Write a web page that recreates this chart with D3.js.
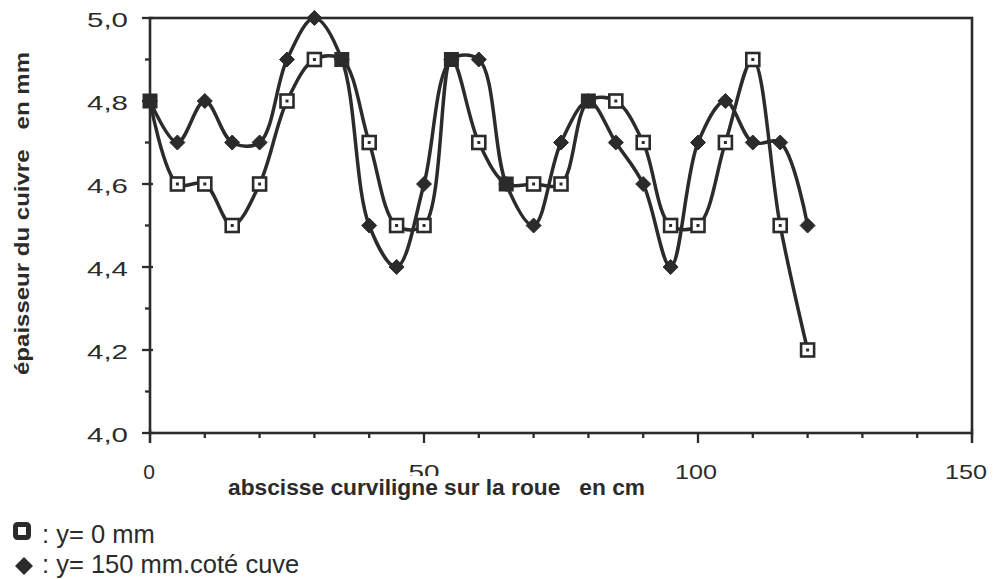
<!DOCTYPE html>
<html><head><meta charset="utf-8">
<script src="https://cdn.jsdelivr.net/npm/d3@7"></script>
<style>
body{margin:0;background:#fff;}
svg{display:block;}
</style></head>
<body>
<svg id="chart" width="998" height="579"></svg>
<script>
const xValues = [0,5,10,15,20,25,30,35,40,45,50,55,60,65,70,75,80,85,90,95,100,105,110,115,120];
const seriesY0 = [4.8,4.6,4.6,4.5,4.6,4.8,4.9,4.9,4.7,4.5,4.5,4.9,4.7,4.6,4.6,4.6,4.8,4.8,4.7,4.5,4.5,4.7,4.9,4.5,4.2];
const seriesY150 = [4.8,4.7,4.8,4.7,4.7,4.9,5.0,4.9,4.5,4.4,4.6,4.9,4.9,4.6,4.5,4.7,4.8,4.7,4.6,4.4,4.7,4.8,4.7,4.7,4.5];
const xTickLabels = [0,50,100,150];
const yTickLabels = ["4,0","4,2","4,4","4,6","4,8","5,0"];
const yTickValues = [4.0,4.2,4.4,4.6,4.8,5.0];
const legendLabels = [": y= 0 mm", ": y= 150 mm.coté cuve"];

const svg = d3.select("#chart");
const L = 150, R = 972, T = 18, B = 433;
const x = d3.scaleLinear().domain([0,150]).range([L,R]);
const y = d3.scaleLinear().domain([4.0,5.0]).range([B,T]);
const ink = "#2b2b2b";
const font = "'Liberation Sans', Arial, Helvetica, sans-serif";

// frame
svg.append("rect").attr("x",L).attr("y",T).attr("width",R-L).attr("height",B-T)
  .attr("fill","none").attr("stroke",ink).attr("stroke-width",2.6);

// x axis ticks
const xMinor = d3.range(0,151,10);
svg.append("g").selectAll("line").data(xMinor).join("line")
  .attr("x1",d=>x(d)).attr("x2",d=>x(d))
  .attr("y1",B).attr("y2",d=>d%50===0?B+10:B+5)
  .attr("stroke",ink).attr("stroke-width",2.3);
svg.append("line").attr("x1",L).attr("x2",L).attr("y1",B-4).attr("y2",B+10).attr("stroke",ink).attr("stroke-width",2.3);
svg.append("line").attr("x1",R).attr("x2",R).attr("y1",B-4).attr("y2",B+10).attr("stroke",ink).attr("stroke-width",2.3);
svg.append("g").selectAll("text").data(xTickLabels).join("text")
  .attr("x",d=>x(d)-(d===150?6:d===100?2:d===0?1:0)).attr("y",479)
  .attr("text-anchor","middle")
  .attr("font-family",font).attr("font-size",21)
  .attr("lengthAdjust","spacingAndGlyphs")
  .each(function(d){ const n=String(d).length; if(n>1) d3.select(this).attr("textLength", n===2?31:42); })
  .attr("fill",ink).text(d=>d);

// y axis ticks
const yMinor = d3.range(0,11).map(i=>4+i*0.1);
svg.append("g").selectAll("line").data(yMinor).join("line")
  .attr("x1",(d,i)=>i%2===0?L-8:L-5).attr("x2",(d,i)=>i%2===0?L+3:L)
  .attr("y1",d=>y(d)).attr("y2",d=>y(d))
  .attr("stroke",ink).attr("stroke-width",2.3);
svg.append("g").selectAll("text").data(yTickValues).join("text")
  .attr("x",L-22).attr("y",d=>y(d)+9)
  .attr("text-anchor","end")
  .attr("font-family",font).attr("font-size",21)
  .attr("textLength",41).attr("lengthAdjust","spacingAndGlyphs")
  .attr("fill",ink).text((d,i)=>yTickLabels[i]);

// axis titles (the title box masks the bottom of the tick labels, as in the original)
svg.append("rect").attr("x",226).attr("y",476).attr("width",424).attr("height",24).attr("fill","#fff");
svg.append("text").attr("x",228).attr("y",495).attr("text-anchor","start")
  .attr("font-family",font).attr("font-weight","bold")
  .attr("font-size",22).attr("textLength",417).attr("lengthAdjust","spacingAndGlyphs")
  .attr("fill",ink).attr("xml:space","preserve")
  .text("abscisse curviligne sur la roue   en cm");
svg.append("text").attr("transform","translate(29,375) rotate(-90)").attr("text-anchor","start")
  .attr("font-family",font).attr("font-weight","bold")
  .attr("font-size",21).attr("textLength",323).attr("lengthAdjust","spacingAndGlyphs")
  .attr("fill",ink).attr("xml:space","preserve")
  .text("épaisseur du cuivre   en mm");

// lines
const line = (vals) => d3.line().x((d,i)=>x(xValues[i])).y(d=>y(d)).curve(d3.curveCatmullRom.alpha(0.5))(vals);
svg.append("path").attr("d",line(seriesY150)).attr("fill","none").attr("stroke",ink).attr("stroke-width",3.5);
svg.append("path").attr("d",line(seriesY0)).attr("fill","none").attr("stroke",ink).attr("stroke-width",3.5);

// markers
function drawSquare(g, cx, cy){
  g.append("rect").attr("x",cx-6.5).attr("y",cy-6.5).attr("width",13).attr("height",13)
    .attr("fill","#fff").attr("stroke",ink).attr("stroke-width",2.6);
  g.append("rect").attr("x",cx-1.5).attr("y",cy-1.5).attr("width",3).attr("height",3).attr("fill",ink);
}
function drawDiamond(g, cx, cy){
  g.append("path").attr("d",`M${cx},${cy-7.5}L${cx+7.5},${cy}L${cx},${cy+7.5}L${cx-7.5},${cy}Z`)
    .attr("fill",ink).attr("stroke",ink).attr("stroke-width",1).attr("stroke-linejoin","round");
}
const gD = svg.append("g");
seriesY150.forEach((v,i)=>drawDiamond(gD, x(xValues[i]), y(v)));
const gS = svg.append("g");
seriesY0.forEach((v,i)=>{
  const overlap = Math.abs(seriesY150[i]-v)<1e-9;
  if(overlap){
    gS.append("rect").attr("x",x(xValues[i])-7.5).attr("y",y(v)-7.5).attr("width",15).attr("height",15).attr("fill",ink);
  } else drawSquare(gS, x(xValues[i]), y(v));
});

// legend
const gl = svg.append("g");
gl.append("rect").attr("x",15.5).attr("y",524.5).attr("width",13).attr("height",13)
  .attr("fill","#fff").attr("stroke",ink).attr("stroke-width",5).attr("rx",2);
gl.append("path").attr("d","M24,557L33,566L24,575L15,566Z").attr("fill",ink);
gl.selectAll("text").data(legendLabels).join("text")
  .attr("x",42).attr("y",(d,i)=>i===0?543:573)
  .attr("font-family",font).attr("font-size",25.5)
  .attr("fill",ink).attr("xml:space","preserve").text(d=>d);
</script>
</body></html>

SHORT PROBLEM:
Reproduce the whole listing above word for word, but not its pictures.

EXERCISE ANSWER:
Write a web page that recreates this chart with D3.js.
<!DOCTYPE html>
<html><head><meta charset="utf-8">
<script src="https://cdn.jsdelivr.net/npm/d3@7"></script>
<style>
body{margin:0;background:#fff;}
svg{display:block;}
</style></head>
<body>
<svg id="chart" width="998" height="579"></svg>
<script>
const xValues = [0,5,10,15,20,25,30,35,40,45,50,55,60,65,70,75,80,85,90,95,100,105,110,115,120];
const seriesY0 = [4.8,4.6,4.6,4.5,4.6,4.8,4.9,4.9,4.7,4.5,4.5,4.9,4.7,4.6,4.6,4.6,4.8,4.8,4.7,4.5,4.5,4.7,4.9,4.5,4.2];
const seriesY150 = [4.8,4.7,4.8,4.7,4.7,4.9,5.0,4.9,4.5,4.4,4.6,4.9,4.9,4.6,4.5,4.7,4.8,4.7,4.6,4.4,4.7,4.8,4.7,4.7,4.5];
const xTickLabels = [0,50,100,150];
const yTickLabels = ["4,0","4,2","4,4","4,6","4,8","5,0"];
const yTickValues = [4.0,4.2,4.4,4.6,4.8,5.0];
const legendLabels = [": y= 0 mm", ": y= 150 mm.coté cuve"];

const svg = d3.select("#chart");
const L = 150, R = 972, T = 18, B = 433;
const x = d3.scaleLinear().domain([0,150]).range([L,R]);
const y = d3.scaleLinear().domain([4.0,5.0]).range([B,T]);
const ink = "#2b2b2b";
const font = "'Liberation Sans', Arial, Helvetica, sans-serif";

// frame
svg.append("rect").attr("x",L).attr("y",T).attr("width",R-L).attr("height",B-T)
  .attr("fill","none").attr("stroke",ink).attr("stroke-width",2.6);

// x axis ticks
const xMinor = d3.range(0,151,10);
svg.append("g").selectAll("line").data(xMinor).join("line")
  .attr("x1",d=>x(d)).attr("x2",d=>x(d))
  .attr("y1",B).attr("y2",d=>d%50===0?B+10:B+5)
  .attr("stroke",ink).attr("stroke-width",2.3);
svg.append("line").attr("x1",L).attr("x2",L).attr("y1",B-4).attr("y2",B+10).attr("stroke",ink).attr("stroke-width",2.3);
svg.append("line").attr("x1",R).attr("x2",R).attr("y1",B-4).attr("y2",B+10).attr("stroke",ink).attr("stroke-width",2.3);
svg.append("g").selectAll("text").data(xTickLabels).join("text")
  .attr("x",d=>x(d)-(d===150?6:d===100?2:d===0?1:0)).attr("y",479)
  .attr("text-anchor","middle")
  .attr("font-family",font).attr("font-size",21)
  .attr("lengthAdjust","spacingAndGlyphs")
  .each(function(d){ const n=String(d).length; if(n>1) d3.select(this).attr("textLength", n===2?31:42); })
  .attr("fill",ink).text(d=>d);

// y axis ticks
const yMinor = d3.range(0,11).map(i=>4+i*0.1);
svg.append("g").selectAll("line").data(yMinor).join("line")
  .attr("x1",(d,i)=>i%2===0?L-8:L-5).attr("x2",(d,i)=>i%2===0?L+3:L)
  .attr("y1",d=>y(d)).attr("y2",d=>y(d))
  .attr("stroke",ink).attr("stroke-width",2.3);
svg.append("g").selectAll("text").data(yTickValues).join("text")
  .attr("x",L-22).attr("y",d=>y(d)+9)
  .attr("text-anchor","end")
  .attr("font-family",font).attr("font-size",21)
  .attr("textLength",41).attr("lengthAdjust","spacingAndGlyphs")
  .attr("fill",ink).text((d,i)=>yTickLabels[i]);

// axis titles (the title box masks the bottom of the tick labels, as in the original)
svg.append("rect").attr("x",226).attr("y",476).attr("width",424).attr("height",24).attr("fill","#fff");
svg.append("text").attr("x",228).attr("y",495).attr("text-anchor","start")
  .attr("font-family",font).attr("font-weight","bold")
  .attr("font-size",22).attr("textLength",417).attr("lengthAdjust","spacingAndGlyphs")
  .attr("fill",ink).attr("xml:space","preserve")
  .text("abscisse curviligne sur la roue   en cm");
svg.append("text").attr("transform","translate(29,375) rotate(-90)").attr("text-anchor","start")
  .attr("font-family",font).attr("font-weight","bold")
  .attr("font-size",21).attr("textLength",323).attr("lengthAdjust","spacingAndGlyphs")
  .attr("fill",ink).attr("xml:space","preserve")
  .text("épaisseur du cuivre   en mm");

// lines
const line = (vals) => d3.line().x((d,i)=>x(xValues[i])).y(d=>y(d)).curve(d3.curveCatmullRom.alpha(0.5))(vals);
svg.append("path").attr("d",line(seriesY150)).attr("fill","none").attr("stroke",ink).attr("stroke-width",3.5);
svg.append("path").attr("d",line(seriesY0)).attr("fill","none").attr("stroke",ink).attr("stroke-width",3.5);

// markers
function drawSquare(g, cx, cy){
  g.append("rect").attr("x",cx-6.5).attr("y",cy-6.5).attr("width",13).attr("height",13)
    .attr("fill","#fff").attr("stroke",ink).attr("stroke-width",2.6);
  g.append("rect").attr("x",cx-1.5).attr("y",cy-1.5).attr("width",3).attr("height",3).attr("fill",ink);
}
function drawDiamond(g, cx, cy){
  g.append("path").attr("d",`M${cx},${cy-7.5}L${cx+7.5},${cy}L${cx},${cy+7.5}L${cx-7.5},${cy}Z`)
    .attr("fill",ink).attr("stroke",ink).attr("stroke-width",1).attr("stroke-linejoin","round");
}
const gD = svg.append("g");
seriesY150.forEach((v,i)=>drawDiamond(gD, x(xValues[i]), y(v)));
const gS = svg.append("g");
seriesY0.forEach((v,i)=>{
  const overlap = Math.abs(seriesY150[i]-v)<1e-9;
  if(overlap){
    gS.append("rect").attr("x",x(xValues[i])-7.5).attr("y",y(v)-7.5).attr("width",15).attr("height",15).attr("fill",ink);
  } else drawSquare(gS, x(xValues[i]), y(v));
});

// legend
const gl = svg.append("g");
gl.append("rect").attr("x",15.5).attr("y",524.5).attr("width",13).attr("height",13)
  .attr("fill","#fff").attr("stroke",ink).attr("stroke-width",5).attr("rx",2);
gl.append("path").attr("d","M24,557L33,566L24,575L15,566Z").attr("fill",ink);
gl.selectAll("text").data(legendLabels).join("text")
  .attr("x",42).attr("y",(d,i)=>i===0?543:573)
  .attr("font-family",font).attr("font-size",25.5)
  .attr("fill",ink).attr("xml:space","preserve").text(d=>d);
</script>
</body></html>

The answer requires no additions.